Tom had requested this a couple of times before, so right after he asked if we could squeeze in El Grande, Rick brought Aladdin's Dragons instead. A brief refresher on rules (according to my log, we last played it almost exactly 2 years ago!) and we were off. Mike jumped out to the early lead by snagging 2 artifacts first round and continuing to do so with his 1 token, which would be placed in the right place so that no one else played next to it or else was then unable to pay the asking price.
Tom: 4 artifacts
Mike: 5 artifacts
Rick: 3 artifacts
Me: 6 artifacts
I will admit to a certain amount of trepidation playing Aladdin's Dragons, especially as a lunch time game. I think it is more comfortably played in a little over an hour, though in our game today, we all but finished in the hour, even including some mis-plays which if corrected would have pushed us toward the end of the game (there would have been two more rounds at least to get all the artifacts, but slightly better play would hav ecut that by a round). The other source of trepidation is its combination of blind bidding (not at the top of my list of favorite mechanics) with some card play that can really ruin even the best laid plans. Some small details in the rules can make big changes in how it plays out (as we saw today) and under time pressure as we were there was no way to retrace the turns and undo the mis-play.
That all said, there is still a lot to like about this game.

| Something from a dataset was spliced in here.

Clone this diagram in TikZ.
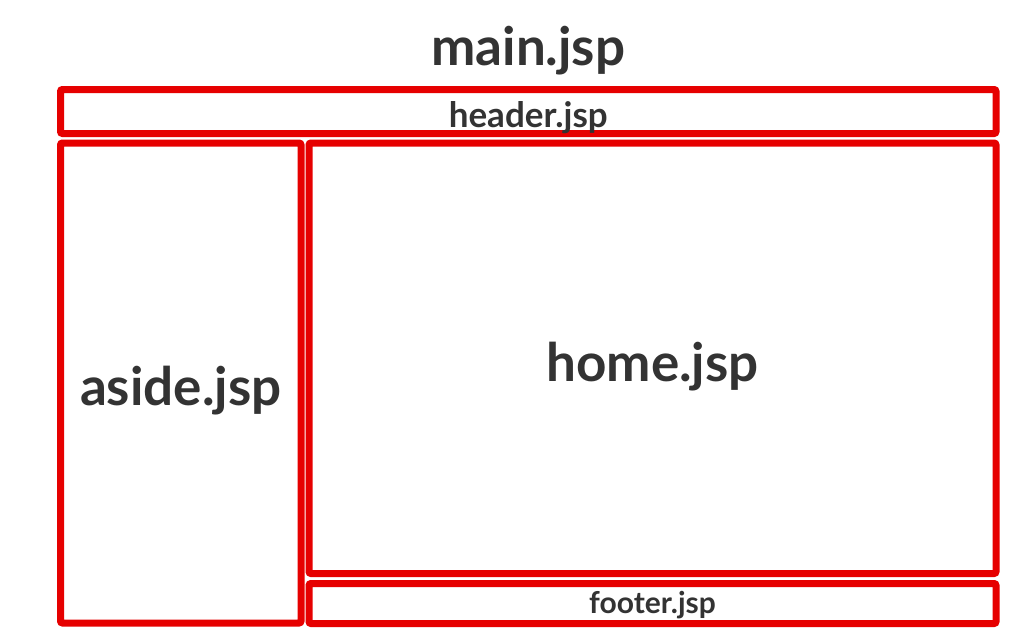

Sure, it is annoying when you bid 8 and 9 to beat out your opponent's 1 and 4, but the range of numbers is not so great that you can't have some idea of how things are playing out. For the most part it rewards careful play and puts up some tricky decisions: do you use your spell now to win or save your play for your key to get in the palace? Do you concentrate on winning gems and neglect the spells or the palace? What is Plan B if you don't win the red gems?
There is certainly a good amount of chaos in the game though and that alone makes it a game that is not for everyone. There are plenty of ways to mess with your opponents. So if you can take the rough with the smooth, it is worth a look.